Kararda, UNRWA’nın görevlerinin ya da operasyonlarının kesilmesine yönelik her türlü girişim güçlü bir şekilde kınanırken Ajans’ın çalışmalarının kesilmesinin, milyonlarca Filistinli mülteci için ağır insani sonuçlar doğuracağı ve bölgeyi olumsuz etkileyebileceği uyarısı yapıldı.
“UNRWA’nın kayıpları ve zararları tazmin edilmeli”

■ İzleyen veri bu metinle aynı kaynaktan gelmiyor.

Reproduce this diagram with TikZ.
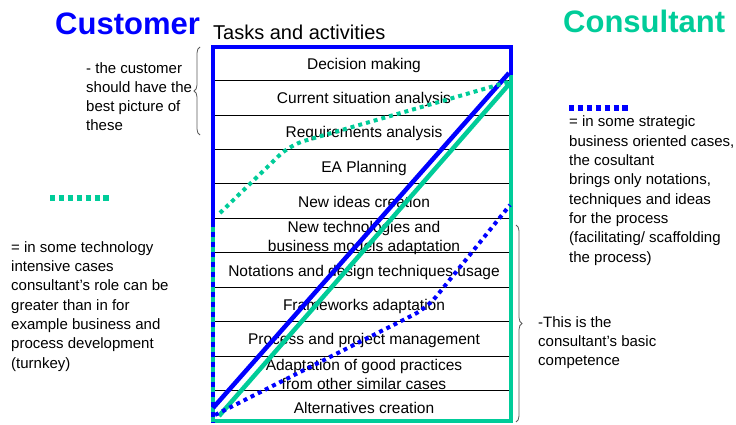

İşgal altındaki Filistin topraklarında UNRWA’nın yaşadığı kayıplar ve zararlar için uluslararası hukuka uygun tazminat gerekliliği bulunduğu vurgulanan kararda, Genel Sekreter’den bu konuda gerekli değerlendirmelerin yapılması istendi.
Kararda, bağışçılar ve ev sahibi ülkelerin Ajans’ın eşi görülmemiş mali krizine karşı gösterdiği çabalar takdir edilirken, Ajans’ın mali ve operasyonel krizlerini aşmak için acil çözüm çağrısı yapıldı.
Üye ülkeler ile organizasyonlara UNRWA’ya gönüllü katkı sağlama, finansman anlaşmalarını destekleme ve katkılarını artırma çağrısı yapılan kararda, “UNRWA’nın, 75 yıl boyunca Filistinli mültecilerin yardımına sunduğu desteğin, bölgesel istikrara katkılarının önemine dikkati çeker, Ajansın bu süreçteki yerinin doldurulamayacağı vurgularız. Ayrıca, UNRWA’nın tüm faaliyet alanlarında etkin bir şekilde görevini yerine getirebilmesi için tüm devletlerin ve BM organlarının işbirliği yürütmesi gerekmektedir.” ifadesi kullanıldı.